On the ground, [DW] reports a magnitude 5.9 earthquake affecting northern Afghanistan and parts of Pakistan, with at least eight deaths reported. In politics and governance, [DW] and [NPR] track the Trump administration’s push for a record defense budget alongside domestic cuts and a separate executive order aimed at reshaping mail-in voting—moves now drawing legal challenges in states like Nevada, as [Nevada Independent] reports. In Europe, [BBC News] and [Politico.eu] focus on Hungary’s volatile opposition moment.

What’s conspicuously quieter in this hour’s article flow, despite recent reporting, are large-scale humanitarian emergencies—like Sudan’s famine warnings ([DW], via recent context) and Cuba’s repeated grid collapses affecting daily life for millions ([NPR], via recent context).

Insight Analytica

A pattern that bears watching is how “security” is being argued simultaneously in very different arenas: air defense and pilot recovery in Iran; budget math in Washington; and election administration in U.S. states. If the White House asks for $1.5 trillion in defense spending while proposing cuts elsewhere, as [DW] and [NPR] report, this raises the question of whether war sustainability is becoming as much a domestic governance problem as an overseas operational one.

At the same time, the delayed UN track on Hormuz noted by [DW] invites competing interpretations: a search for legitimacy and coalition cover, or simply diplomatic stalling while facts on the water harden. None of this proves coordination across events; some correlations may be coincidental, especially as disasters like the Afghanistan quake ([DW]) impose their own, unrelated timelines.

Regional Rundown

Middle East: the downed-jet episode and the missing crew member remain the focal point, with [DW], [France24], and [NPR] converging on the core facts but leaving major unknowns—especially what Iran’s forces are doing near the crash area and what rules govern any further rescue attempts.

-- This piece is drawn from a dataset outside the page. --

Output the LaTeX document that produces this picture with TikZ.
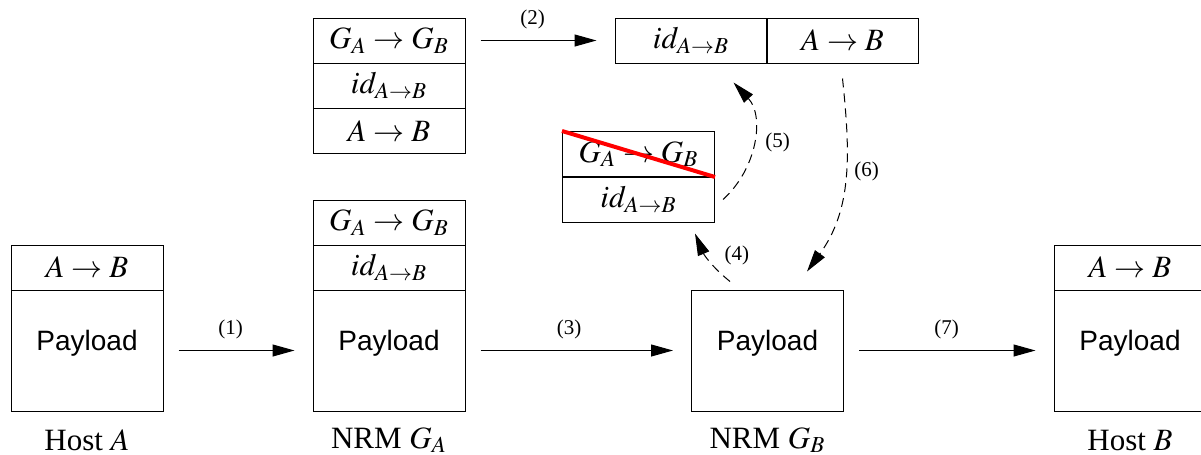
\documentclass[tikz,border=0pt,12pt]{standalone}
\usepackage{mathptmx}
\usepackage[no-math]{fontspec}
\setmainfont{Liberation Serif}
\newfontfamily\payloadfont{Liberation Sans}
\usetikzlibrary{arrows.meta}
\tikzset{wire/.style={line width=0.5pt}}
\tikzset{cell/.style={draw, line width=0.5pt, minimum width=76pt, minimum height=22.5pt, inner sep=0pt, font=\fontsize{15.5}{18}\selectfont}}
\tikzset{payload/.style={cell, minimum height=60.5pt, text depth=10pt, font=\fontsize{14}{17}\selectfont\payloadfont}}
\tikzset{hop/.style={wire, -{Triangle[length=11pt,width=6pt]}, shorten <=7.5pt, shorten >=9pt}}
\tikzset{lookup/.style={wire, dash pattern=on 4.5pt off 3pt, -{Triangle[length=11pt,width=6pt]}}}
\tikzset{numlabel/.style={font=\fontsize{10.5}{12}\selectfont}}
\tikzset{strike/.style={red, line width=2pt}}
\tikzset{caption/.style={inner sep=0pt, font=\fontsize{15.5}{18}\selectfont}}

\begin{document}
\begin{tikzpicture}[x=0.5pt, y=-0.5pt]
\useasboundingbox (0,0) rectangle (1201,455);
\node[cell] (hostAhdr) at (87,267.5) {$A \rightarrow B$};
\node[payload] (hostApl) at (87,350.5) {Payload};
\node[caption] (hostAcap) at (87,440) {Host $A$};
\node[cell] (nrmAgw) at (389,222.5) {$G_A \rightarrow G_B$};
\node[cell] (nrmAid) at (389,267.5) {$id_{A \rightarrow B}$};
\node[payload] (nrmApl) at (389,350.5) {Payload};
\node[caption] (nrmAcap) at (389,440) {NRM $G_A$};
\node[cell] (regGw) at (389,40.5) {$G_A \rightarrow G_B$};
\node[cell] (regId) at (389,85.5) {$id_{A \rightarrow B}$};
\node[cell] (regAB) at (389,131) {$A \rightarrow B$};
\node[cell] (tabId) at (691,40.5) {$id_{A \rightarrow B}$};
\node[cell] (tabAB) at (842.5,40.5) {$A \rightarrow B$};
\node[cell] (inGw) at (638.5,154) {$G_A \rightarrow G_B$};
\node[cell] (inId) at (638.5,199.5) {$id_{A \rightarrow B}$};
\draw[strike] (inGw.north west) -- (inGw.south east);
\node[payload] (nrmBpl) at (767.5,350.5) {Payload};
\node[caption] (nrmBcap) at (767.5,440) {NRM $G_B$};
\node[cell] (hostBhdr) at (1130,267.5) {$A \rightarrow B$};
\node[payload] (hostBpl) at (1130,350.5) {Payload};
\node[caption] (hostBcap) at (1130,440) {Host $B$};

\draw[hop] (hostApl) -- node[numlabel, above=1.5pt, pos=0.45] (n1) {(1)} (nrmApl);
\draw[hop] (regGw) -- node[numlabel, above=1.5pt, pos=0.45] (n2) {(2)} (tabId);
\draw[hop] (nrmApl) -- node[numlabel, above=1.5pt, pos=0.46] (n3) {(3)} (nrmBpl);
\draw[hop] (nrmBpl) -- node[numlabel, above=1.5pt, pos=0.49] (n7) {(7)} (hostBpl);
\draw[lookup] ([xshift=-18.75pt,yshift=4pt]nrmBpl.north) to[out=141,in=-67] node[numlabel, right=5pt, pos=0.6] (n4) {(4)} ([xshift=-10pt,yshift=-5.5pt]inId.south east);
\draw[lookup] ([xshift=4pt]inId.east) to[out=42,in=-47] node[numlabel, right=2pt, pos=0.5] (n5) {(5)} ([xshift=-17pt,yshift=-9.5pt]tabId.south east);
\draw[lookup] ([yshift=-7.5pt]tabAB.south) to[out=-84,in=54] node[numlabel, right=0pt, pos=0.45] (n6) {(6)} ([xshift=19.75pt,yshift=9pt]nrmBpl.north);
\end{tikzpicture}
\end{document}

Europe: Hungary’s election atmosphere looks unusually fluid, with [BBC News] describing shifting polls and [Politico.eu] spotlighting unconventional opposition tactics.

Africa: this hour’s attention is split between governance and shock events—[The Guardian] on Burkina Faso’s ruler telling citizens to “forget about democracy,” [France24] and [AllAfrica] on the killing of children at a Kampala nursery, and [The Guardian] on a U.S. deportation flight to Uganda under a third-country arrangement. Meanwhile, big-scope crises flagged in recent weeks—Sudan’s hunger emergency ([DW]) and broader displacement—remain comparatively underrepresented in the hourly top stack.

Social Soundbar

Questions people are asking: If a U.S. aircrew member is missing inside Iran, what evidence—if any—will be made public to establish their status, and what actions are considered lawful or proportional during recovery efforts ([DW], [NPR])? If the UN Security Council vote on Hormuz access is delayed, who benefits from time: shippers, energy consumers, Iran’s leverage, or coalition planning ([DW])?

Questions that deserve more airtime: How will massive defense spending increases be reconciled with cuts to domestic programs without shifting risk onto health, disaster response, or infrastructure at home ([DW])? And why do persistent humanitarian breakdowns—Sudan’s famine trajectory ([DW]) and Cuba’s grid instability ([NPR])—keep slipping beneath the hourly “most-read” layer?